“You can blame it on your teachers. You can blame it on the weather. You can blame it on how your mother and father didn’t stick together.”
The African proverb says, “It Takes A Village to Raise a Child.” Yet, we often lose sight of this and it perpetuates a growing problem in this country. I am not sure if it is human nature or not, but we tend to become blame throwers when things go wrong or fall apart. This is definitely happening with the education problem in the United States. Lately teachers have been taking the brunt of the blame for the dismal state of education. The big education news has been the release of school data and performance by teachers as a way to correct the issues in education. I don’t think more standardized test are a solution and blaming schools solely is not going to solve the education issues. As an educator I just want the time to help my students grow and be educated without all the red tape associated with it.
The pressure on teachers and students to pass tests is enormous and truly takes away from the educational experience because we are too worried about the “test” or “data” to truly immerse ourselves in the learning process. We are also inundated in the blame game that we then to lose touch with what it takes to truly be an effective educator for the benefit and well being of all our students.
I continually battle within my own self whether to just wave the white flag and give up because the politics of teaching interferes with the actual teaching and educational experience of my students. I truly belief we are doing a disservice to our future generations and something radical needs to occur in order to truly fix an education problem which is spiraling out of control.
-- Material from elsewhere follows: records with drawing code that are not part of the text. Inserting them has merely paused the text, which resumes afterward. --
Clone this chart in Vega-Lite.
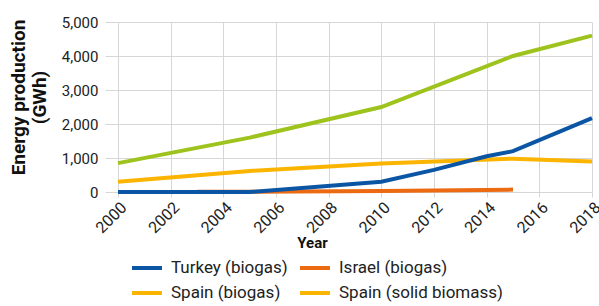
{
  "$schema": "https://vega.github.io/schema/vega-lite/v6.json",
  "width": 474,
  "height": 170,
  "autosize": {"type": "none"},
  "padding": {"left": 118, "top": 22, "right": 7, "bottom": 114},
  "background": "white",
  "config": {
    "font": "Roboto",
    "view": {"stroke": null},
    "axis": {
      "gridColor": "#d6d6d6",
      "gridWidth": 1,
      "tickColor": "#d6d6d6",
      "domain": false,
      "labelColor": "#222222",
      "titleColor": "#111111",
      "labelFont": "Roboto",
      "titleFont": "Roboto"
    },
    "legend": {"labelFont": "Roboto"}
  },
  "data": {
    "values": [
      {"series": "Spain (solid biomass)", "year": 2000, "value": 850},
      {"series": "Spain (solid biomass)", "year": 2005, "value": 1600},
      {"series": "Spain (solid biomass)", "year": 2010, "value": 2500},
      {"series": "Spain (solid biomass)", "year": 2015, "value": 4000},
      {"series": "Spain (solid biomass)", "year": 2018, "value": 4600},
      {"series": "Spain (biogas)", "year": 2000, "value": 300},
      {"series": "Spain (biogas)", "year": 2005, "value": 620},
      {"series": "Spain (biogas)", "year": 2010, "value": 840},
      {"series": "Spain (biogas)", "year": 2015, "value": 980},
      {"series": "Spain (biogas)", "year": 2018, "value": 900},
      {"series": "Israel (biogas)", "year": 2003, "value": 5},
      {"series": "Israel (biogas)", "year": 2005, "value": 10},
      {"series": "Israel (biogas)", "year": 2010, "value": 30},
      {"series": "Israel (biogas)", "year": 2015, "value": 70},
      {"series": "Turkey (biogas)", "year": 2000, "value": 0},
      {"series": "Turkey (biogas)", "year": 2005, "value": 0},
      {"series": "Turkey (biogas)", "year": 2010, "value": 300},
      {"series": "Turkey (biogas)", "year": 2012, "value": 650},
      {"series": "Turkey (biogas)", "year": 2014, "value": 1050},
      {"series": "Turkey (biogas)", "year": 2015, "value": 1200},
      {"series": "Turkey (biogas)", "year": 2018, "value": 2170}
    ]
  },
  "encoding": {
    "x": {
      "field": "year",
      "type": "quantitative",
      "scale": {"domain": [2000, 2018], "nice": false, "zero": false},
      "axis": {
        "values": [2000, 2002, 2004, 2006, 2008, 2010, 2012, 2014, 2016, 2018],
        "format": "d",
        "labelAngle": -45,
        "labelFontSize": 16,
        "tickSize": 5,
        "labelPadding": 2,
        "title": "Year",
        "titleFontSize": 15,
        "titleFontWeight": "bold",
        "titleX": 194,
        "titleY": 43
      }
    },
    "y": {
      "field": "value",
      "type": "quantitative",
      "scale": {"domain": [0, 5000], "nice": false},
      "axis": {
        "values": [0, 1000, 2000, 3000, 4000, 5000],
        "format": ",d",
        "labelFontSize": 15,
        "tickSize": 13,
        "labelPadding": 7,
        "title": ["Energy production", "(GWh)"],
        "titleFontSize": 19,
        "titleFontWeight": "bold",
        "titlePadding": 12,
        "titleY": 75
      }
    }
  },
  "layer": [
    {
      "transform": [{"filter": "datum.series === 'Spain (solid biomass)'"}],
      "mark": {"type": "line", "color": "#9ec31d", "strokeWidth": 4}
    },
    {
      "transform": [{"filter": "datum.series === 'Spain (biogas)' || datum.series === 'Israel (biogas)'"}],
      "mark": {"type": "line", "strokeWidth": 4},
      "encoding": {
        "color": {
          "field": "series",
          "type": "nominal",
          "scale": {
            "domain": ["Turkey (biogas)", "Israel (biogas)", "Spain (biogas)", "Spain (solid biomass)"],
            "range": ["#0b56a4", "#ec6a12", "#fbb400", "#fbb400"]
          },
          "legend": {
            "title": null,
            "orient": "none",
            "legendX": 12,
            "legendY": 229,
            "columns": 2,
            "direction": "horizontal",
            "symbolType": "stroke",
            "symbolSize": 900,
            "symbolStrokeWidth": 4,
            "labelFontSize": 17,
            "labelLimit": 400,
            "labelColor": "#222222",
            "labelOffset": 7,
            "columnPadding": 4,
            "rowPadding": -5
          }
        }
      }
    },
    {
      "transform": [{"filter": "datum.series === 'Turkey (biogas)'"}],
      "mark": {"type": "line", "strokeWidth": 4},
      "encoding": {
        "color": {"field": "series", "type": "nominal"}
      }
    }
  ]
}
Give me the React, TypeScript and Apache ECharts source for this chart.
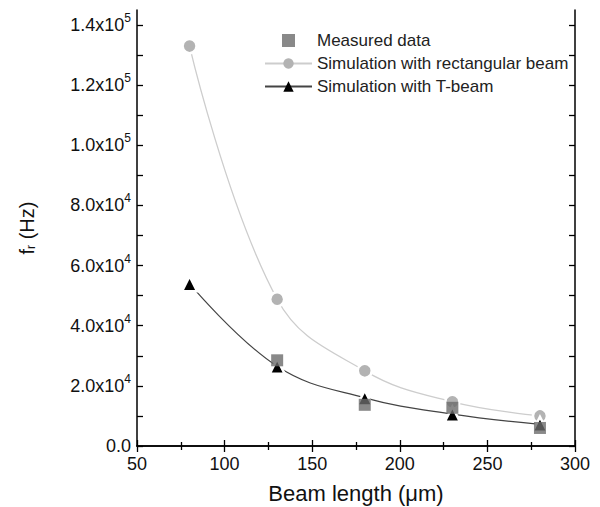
import React, { useEffect, useRef } from 'react';
import * as echarts from 'echarts';

const beamLengths = [80, 130, 180, 230, 280];
const measured: (number | null)[] = [null, 28500, 13700, 12700, 6000];
const rectBeam = [133000, 48800, 25000, 14700, 10000];
const tBeam = [54000, 26500, 16000, 10600, 7200];
const yLabelValues = [0, 20000, 40000, 60000, 80000, 100000, 120000, 140000];
const yTickValues = [0, 10000, 20000, 30000, 40000, 50000, 60000, 70000, 80000, 90000, 100000, 110000, 120000, 130000, 140000];

const FONT = 'Liberation Sans, Arial, sans-serif';

function fmtY(v: number): string {
  if (v === 0) return '{m|0.0}';
  const e = Math.floor(Math.log10(v) + 1e-9);
  const mant = (v / Math.pow(10, e)).toFixed(1);
  return `{m|${mant}x10}{s|${e}}`;
}

export default function App() {
  const ref = useRef<HTMLDivElement>(null);
  useEffect(() => {
    if (!ref.current) return;
    const chart = echarts.init(ref.current, undefined, { renderer: 'svg' });
    const axisLine = { show: true, lineStyle: { color: '#000', width: 1.5 } };
    const tickStyle = { color: '#000', width: 1.3 };
    const xCommon = {
      type: 'value' as const,
      min: 50,
      max: 300,
      interval: 50,
      axisLine,
      splitLine: { show: false },
      axisTick: { show: true, inside: true, length: 6, lineStyle: tickStyle },
      minorTick: { show: true, splitNumber: 2, length: 4, lineStyle: tickStyle },
    };
    const yCommon = {
      type: 'value' as const,
      min: 0,
      max: 145000,
      axisLine,
      splitLine: { show: false },
      axisTick: { show: true, inside: true, length: 6, lineStyle: tickStyle, customValues: yTickValues },
    };
    chart.setOption({
      animation: false,
      textStyle: { fontFamily: FONT },
      grid: { left: 137, right: 25, top: 10, bottom: 61, containLabel: false, outerBoundsMode: 'none' },
      legend: {
        orient: 'vertical',
        left: 259,
        top: 27,
        itemWidth: 47,
        itemHeight: 13,
        itemGap: 6,
        itemStyle: { borderWidth: 0 },
        textStyle: { fontSize: 17, color: '#222', fontFamily: FONT },
        data: [
          { name: 'Measured data', icon: 'path://M0,0L10,0L10,10L0,10Z' },
          'Simulation with rectangular beam',
          'Simulation with T-beam',
        ],
      },
      xAxis: [
        {
          ...xCommon,
          position: 'bottom',
          name: 'Beam length (\u03bcm)',
          nameLocation: 'middle',
          nameGap: 36,
          nameTextStyle: { fontSize: 22, color: '#111', fontFamily: FONT },
          axisLabel: { fontSize: 18, color: '#111', margin: 9, fontFamily: FONT },
        },
        {
          ...xCommon,
          position: 'top',
          axisLabel: { show: false },
        },
      ],
      yAxis: [
        {
          ...yCommon,
          position: 'left',
          name: '{a|f}{sub|r}{a| (Hz)}',
          nameLocation: 'middle',
          nameGap: 100,
          nameTextStyle: {
            fontFamily: FONT,
            rich: {
              a: { fontSize: 20, color: '#111', fontFamily: FONT },
              sub: { fontSize: 12, color: '#111', verticalAlign: 'bottom', fontFamily: FONT },
            },
          },
          axisLabel: {
            show: true,
            customValues: yLabelValues,
            margin: 6,
            formatter: (v: number) => fmtY(v),
            rich: {
              m: { fontSize: 18, color: '#111', lineHeight: 26, fontFamily: FONT },
              s: { fontSize: 12, color: '#111', lineHeight: 12, verticalAlign: 'top', fontFamily: FONT },
            },
          },
        },
        {
          ...yCommon,
          position: 'right',
          axisLabel: { show: false },
        },
      ],
      series: [
        {
          name: 'Measured data',
          type: 'scatter',
          symbol: 'rect',
          symbolSize: 12,
          itemStyle: { color: '#6c6c6c' },
          z: 5,
          data: beamLengths
            .map((x, i) => [x, measured[i]])
            .filter((d) => d[1] !== null),
        },
        {
          name: 'Simulation with rectangular beam',
          type: 'line',
          smooth: 0.4,
          symbol: 'circle',
          symbolSize: 14,
          itemStyle: { color: '#b3b3b3', borderColor: '#fff', borderWidth: 2.5 },
          lineStyle: { color: '#cdcdcd', width: 1.3 },
          z: 3,
          data: beamLengths.map((x, i) => [x, rectBeam[i]]),
        },
        {
          name: 'Simulation with T-beam',
          type: 'line',
          smooth: 0.4,
          symbol: 'triangle',
          symbolSize: 15,
          itemStyle: { color: '#000', borderColor: '#fff', borderWidth: 2.5 },
          lineStyle: { color: '#444', width: 1.2 },
          z: 4,
          data: beamLengths.map((x, i) => [x, tBeam[i]]),
        },
      ],
    });
    return () => chart.dispose();
  }, []);
  return <div ref={ref} style={{ width: 600, height: 507, position: 'absolute', left: 0, top: 0 }} />;
}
This article in the New York Times is an excellent example of how we should end the blame game in education and really focuses on the students. Furthermore, this blog on Standardized test elaborates on how these test hinder the educational experience for students. It is time to end the blame game and start educating and helping our students become the best citizens they can be. We can no longer turn our back on the future. We owe it to the children to do our part and stop being a blame thrower.
We should reflect and really look inward, We need to start focusing on the children of today and the adults of tomorrow before it’s too late. It is time for adults to stop arguing and join together as educators in order to help all students succeed. It truly takes a village.